El burkini parti
E n las afueras de Marsella, a dos horas de Niza, las autoridades municipales acaban de prohibir un evento organizado por una asociación musulmana que pretendía alquilar un parque acuático para celebrar un ‘burkini party’. Estaba previsto que cerca de un millar de mujeres solas o con hijos menores de diez años pasasen el día en las piscinas del ‘Speedwater’ chapoteando en el agua sin mostrar ni un centímetro de piel. El burkini es una combinación en textil especial que cubre el cuerpo y la cabeza y que, incluso mojado, no revela ninguna de las curvas del perfil de una persona.

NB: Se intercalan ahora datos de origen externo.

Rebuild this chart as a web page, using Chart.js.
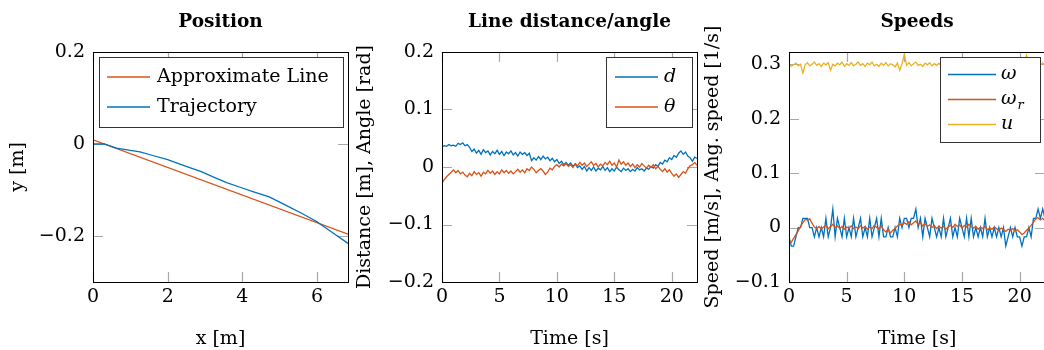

En el país vecino los últimos atentados ciegos y mortíferos del islamismo yihadista no reunían el mejor clima para una exhibición de prácticas que como poco cuestionan la libertad de la mujer amparada en las leyes de la República. Pero la prohibición de una actividad realizada en una instalación privada ha desencadenado inmediatamente un debate sobre los límites a las prácticas religiosas y culturales que pueden chocar con los principios democráticos en una sociedad libre.
Hace un par de años siendo Javier Maroto alcalde de Vitoria, mujeres musulmanas empezaron a utilizar las piscinas municipales para bañarse con velo y ropa. El edil recordó entonces las normas que impiden utilizar esas instalaciones acuáticas con ropa de calle y ordenó a los socorristas impedir semejante práctica. Pero en todo caso su decisión se apoyó en razones higiénicas no en el deseo de hacer frente al mensaje sexista y opresor que proyectan de la mujer. Naturalmente asociaciones como SOS racismo y algún grupo de la oposición le acusaron de xenófobo.

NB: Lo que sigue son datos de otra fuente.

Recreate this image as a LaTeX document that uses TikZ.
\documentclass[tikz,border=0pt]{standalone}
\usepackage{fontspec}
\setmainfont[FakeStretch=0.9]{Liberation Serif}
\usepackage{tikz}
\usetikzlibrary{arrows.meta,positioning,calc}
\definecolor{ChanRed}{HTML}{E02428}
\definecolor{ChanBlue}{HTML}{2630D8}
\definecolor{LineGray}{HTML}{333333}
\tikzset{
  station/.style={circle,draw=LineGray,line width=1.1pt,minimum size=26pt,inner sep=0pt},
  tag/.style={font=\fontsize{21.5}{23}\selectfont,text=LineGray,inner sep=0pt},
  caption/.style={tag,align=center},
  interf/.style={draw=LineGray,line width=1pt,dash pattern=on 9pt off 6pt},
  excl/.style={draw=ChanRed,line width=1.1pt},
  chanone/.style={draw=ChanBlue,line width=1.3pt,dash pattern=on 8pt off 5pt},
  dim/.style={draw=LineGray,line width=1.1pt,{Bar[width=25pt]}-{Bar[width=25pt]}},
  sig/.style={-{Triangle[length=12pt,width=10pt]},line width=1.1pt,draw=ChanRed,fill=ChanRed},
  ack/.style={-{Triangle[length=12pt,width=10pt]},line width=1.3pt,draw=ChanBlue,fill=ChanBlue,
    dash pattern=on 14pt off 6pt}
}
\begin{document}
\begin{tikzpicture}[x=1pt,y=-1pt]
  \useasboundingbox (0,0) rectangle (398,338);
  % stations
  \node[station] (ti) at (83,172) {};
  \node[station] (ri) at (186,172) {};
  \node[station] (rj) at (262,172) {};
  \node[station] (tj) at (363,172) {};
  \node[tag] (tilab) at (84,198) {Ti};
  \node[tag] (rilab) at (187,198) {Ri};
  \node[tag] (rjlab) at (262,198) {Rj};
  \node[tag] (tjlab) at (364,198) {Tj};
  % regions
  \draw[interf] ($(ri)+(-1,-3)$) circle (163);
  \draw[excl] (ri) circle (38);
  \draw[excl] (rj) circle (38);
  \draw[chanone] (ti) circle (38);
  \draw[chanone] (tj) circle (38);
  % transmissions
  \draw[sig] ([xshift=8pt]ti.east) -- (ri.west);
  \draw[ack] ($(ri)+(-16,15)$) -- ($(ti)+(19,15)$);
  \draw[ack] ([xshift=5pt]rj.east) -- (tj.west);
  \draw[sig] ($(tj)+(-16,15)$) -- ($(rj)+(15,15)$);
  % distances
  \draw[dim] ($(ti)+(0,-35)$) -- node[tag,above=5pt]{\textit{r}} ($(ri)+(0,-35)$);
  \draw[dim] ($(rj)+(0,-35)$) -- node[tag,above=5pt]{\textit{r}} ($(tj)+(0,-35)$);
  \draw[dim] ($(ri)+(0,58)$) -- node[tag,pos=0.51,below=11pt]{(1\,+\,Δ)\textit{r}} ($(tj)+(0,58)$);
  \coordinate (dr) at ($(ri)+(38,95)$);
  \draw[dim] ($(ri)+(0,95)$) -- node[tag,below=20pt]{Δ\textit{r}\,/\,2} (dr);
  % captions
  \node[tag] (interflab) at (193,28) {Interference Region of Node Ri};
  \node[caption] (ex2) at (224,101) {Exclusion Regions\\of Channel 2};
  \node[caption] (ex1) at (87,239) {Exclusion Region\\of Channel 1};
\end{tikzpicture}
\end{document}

En el caso de Marsella se han impuesto los contrarios al evento utilizando argumentos basados en la posibilidad de «desórdenes públicos» para no cuestionar los derechos individuales que garantizan la libertad religiosa o permiten, por ejemplo, actividades de grupos nudistas en ámbitos privados. Es una manera de esquivar el problema de fondo que después de Bataclán, Niza, Saint Etienne ha rebrotado con fuerza en la sociedad francesa. ¿Se pueden permitir modos de vida y prácticas oscurantistas, sexistas y racistas amparados en una ley superior a las leyes de la República, una especie de Sharía en su versión más rigorista? Hasta ahora las autoridades miraban para otro lado siempre que esa vida paralela no desbordase el ámbito del gueto, de la banlieu o de la mezquita. Pero ya se lazan voces contra lo que se llama la ‘Yihad cultural’. Frente a frente, los partidarios de la sociedad ‘inclusiva’ y los contrarios al comunitarismo de facto que existe en buena parte del territorio. Frente a frente, los que alertan de comunidades enteras al margen de las leyes y los que defienden a capa y espada el derecho de los islamistas a sus prácticas y vestuario. Al fondo, el reto de preservar la convivencia con el islamismo en un país sacudido por el terror yihadista.